(Entries taken from a collection)
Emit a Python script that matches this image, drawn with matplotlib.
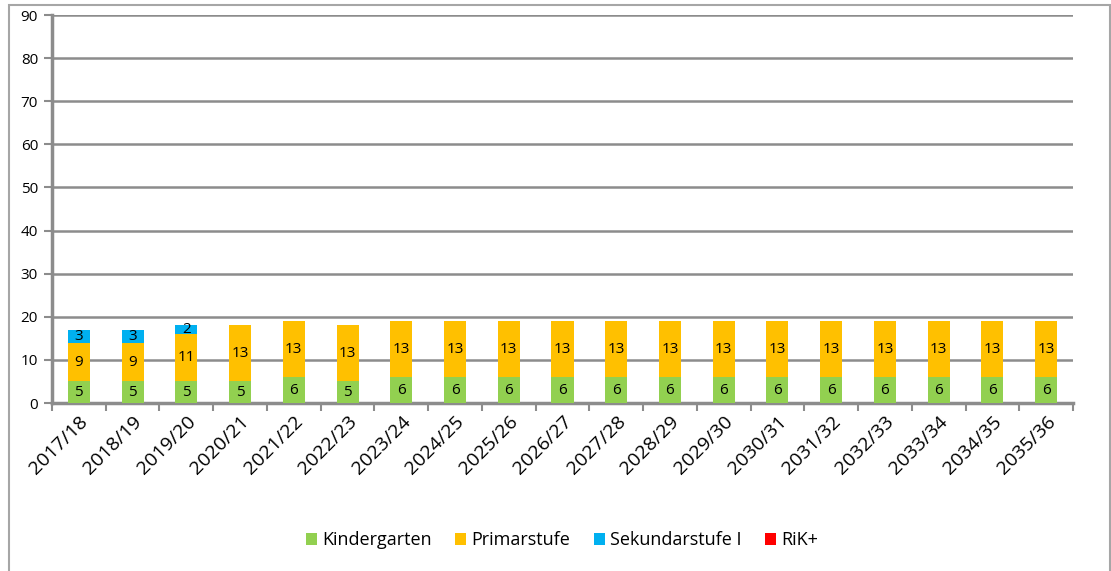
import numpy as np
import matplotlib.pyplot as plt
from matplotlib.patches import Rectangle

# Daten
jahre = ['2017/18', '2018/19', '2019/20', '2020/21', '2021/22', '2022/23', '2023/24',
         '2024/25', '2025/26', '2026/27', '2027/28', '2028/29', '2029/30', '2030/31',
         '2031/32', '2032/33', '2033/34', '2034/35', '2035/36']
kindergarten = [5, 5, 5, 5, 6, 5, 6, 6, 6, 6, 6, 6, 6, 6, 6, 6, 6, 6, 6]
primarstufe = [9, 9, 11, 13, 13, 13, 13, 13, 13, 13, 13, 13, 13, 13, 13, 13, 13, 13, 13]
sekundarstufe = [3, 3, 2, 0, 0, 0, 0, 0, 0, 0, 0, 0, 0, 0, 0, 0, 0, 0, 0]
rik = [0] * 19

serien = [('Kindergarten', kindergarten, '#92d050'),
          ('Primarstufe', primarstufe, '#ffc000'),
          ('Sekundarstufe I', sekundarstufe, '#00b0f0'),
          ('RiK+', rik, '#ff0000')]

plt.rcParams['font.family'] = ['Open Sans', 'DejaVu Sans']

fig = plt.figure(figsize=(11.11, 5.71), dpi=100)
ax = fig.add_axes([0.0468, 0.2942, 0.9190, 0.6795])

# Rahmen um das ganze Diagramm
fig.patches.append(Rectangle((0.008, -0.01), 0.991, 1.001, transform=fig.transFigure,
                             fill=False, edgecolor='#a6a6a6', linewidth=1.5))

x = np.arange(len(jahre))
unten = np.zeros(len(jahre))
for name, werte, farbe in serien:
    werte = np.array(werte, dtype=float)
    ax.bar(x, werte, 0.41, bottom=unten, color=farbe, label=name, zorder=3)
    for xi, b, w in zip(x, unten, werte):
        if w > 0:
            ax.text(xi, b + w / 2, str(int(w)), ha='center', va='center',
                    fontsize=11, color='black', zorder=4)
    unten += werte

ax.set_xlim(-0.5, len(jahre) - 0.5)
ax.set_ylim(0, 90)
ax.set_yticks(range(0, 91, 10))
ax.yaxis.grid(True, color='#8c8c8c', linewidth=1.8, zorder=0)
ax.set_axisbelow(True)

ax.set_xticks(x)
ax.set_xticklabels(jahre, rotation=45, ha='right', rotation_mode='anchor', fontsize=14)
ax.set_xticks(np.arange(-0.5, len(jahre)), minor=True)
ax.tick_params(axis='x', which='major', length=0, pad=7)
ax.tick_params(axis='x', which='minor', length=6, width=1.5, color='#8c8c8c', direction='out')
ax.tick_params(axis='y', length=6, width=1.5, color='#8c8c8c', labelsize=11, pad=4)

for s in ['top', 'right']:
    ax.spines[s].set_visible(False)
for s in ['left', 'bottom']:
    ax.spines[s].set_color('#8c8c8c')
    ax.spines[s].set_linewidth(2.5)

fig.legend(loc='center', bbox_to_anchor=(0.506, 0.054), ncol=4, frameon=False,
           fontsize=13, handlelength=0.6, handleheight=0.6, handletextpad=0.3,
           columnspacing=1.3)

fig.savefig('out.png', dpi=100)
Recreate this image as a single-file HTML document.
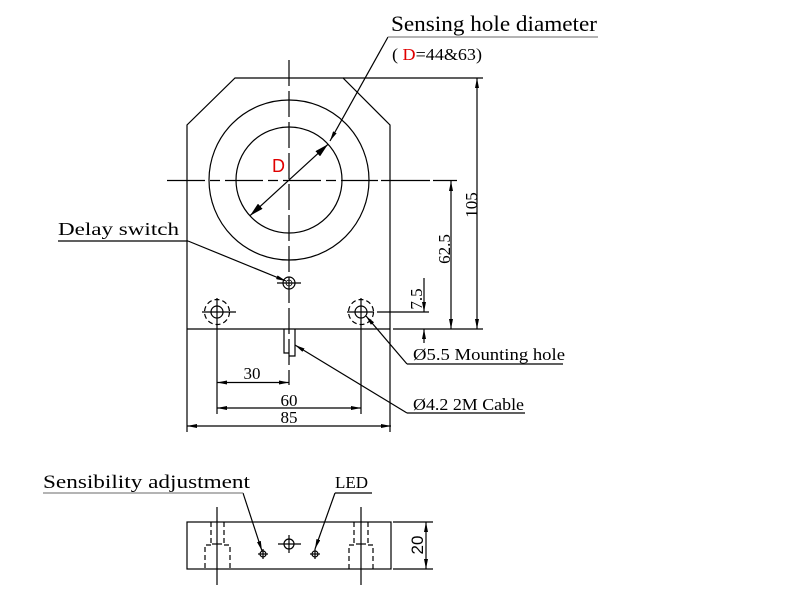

# Aim
Please set down each line of the data above exactly as written, without the pictures.

# Solved exercise
Emit a Python script that matches this image, drawn with matplotlib.
import numpy as np
import matplotlib.pyplot as plt
from matplotlib.patches import Rectangle

# Daten
jahre = ['2017/18', '2018/19', '2019/20', '2020/21', '2021/22', '2022/23', '2023/24',
         '2024/25', '2025/26', '2026/27', '2027/28', '2028/29', '2029/30', '2030/31',
         '2031/32', '2032/33', '2033/34', '2034/35', '2035/36']
kindergarten = [5, 5, 5, 5, 6, 5, 6, 6, 6, 6, 6, 6, 6, 6, 6, 6, 6, 6, 6]
primarstufe = [9, 9, 11, 13, 13, 13, 13, 13, 13, 13, 13, 13, 13, 13, 13, 13, 13, 13, 13]
sekundarstufe = [3, 3, 2, 0, 0, 0, 0, 0, 0, 0, 0, 0, 0, 0, 0, 0, 0, 0, 0]
rik = [0] * 19

serien = [('Kindergarten', kindergarten, '#92d050'),
          ('Primarstufe', primarstufe, '#ffc000'),
          ('Sekundarstufe I', sekundarstufe, '#00b0f0'),
          ('RiK+', rik, '#ff0000')]

plt.rcParams['font.family'] = ['Open Sans', 'DejaVu Sans']

fig = plt.figure(figsize=(11.11, 5.71), dpi=100)
ax = fig.add_axes([0.0468, 0.2942, 0.9190, 0.6795])

# Rahmen um das ganze Diagramm
fig.patches.append(Rectangle((0.008, -0.01), 0.991, 1.001, transform=fig.transFigure,
                             fill=False, edgecolor='#a6a6a6', linewidth=1.5))

x = np.arange(len(jahre))
unten = np.zeros(len(jahre))
for name, werte, farbe in serien:
    werte = np.array(werte, dtype=float)
    ax.bar(x, werte, 0.41, bottom=unten, color=farbe, label=name, zorder=3)
    for xi, b, w in zip(x, unten, werte):
        if w > 0:
            ax.text(xi, b + w / 2, str(int(w)), ha='center', va='center',
                    fontsize=11, color='black', zorder=4)
    unten += werte

ax.set_xlim(-0.5, len(jahre) - 0.5)
ax.set_ylim(0, 90)
ax.set_yticks(range(0, 91, 10))
ax.yaxis.grid(True, color='#8c8c8c', linewidth=1.8, zorder=0)
ax.set_axisbelow(True)

ax.set_xticks(x)
ax.set_xticklabels(jahre, rotation=45, ha='right', rotation_mode='anchor', fontsize=14)
ax.set_xticks(np.arange(-0.5, len(jahre)), minor=True)
ax.tick_params(axis='x', which='major', length=0, pad=7)
ax.tick_params(axis='x', which='minor', length=6, width=1.5, color='#8c8c8c', direction='out')
ax.tick_params(axis='y', length=6, width=1.5, color='#8c8c8c', labelsize=11, pad=4)

for s in ['top', 'right']:
    ax.spines[s].set_visible(False)
for s in ['left', 'bottom']:
    ax.spines[s].set_color('#8c8c8c')
    ax.spines[s].set_linewidth(2.5)

fig.legend(loc='center', bbox_to_anchor=(0.506, 0.054), ncol=4, frameon=False,
           fontsize=13, handlelength=0.6, handleheight=0.6, handletextpad=0.3,
           columnspacing=1.3)

fig.savefig('out.png', dpi=100)
Recreate this image as a single-file HTML document.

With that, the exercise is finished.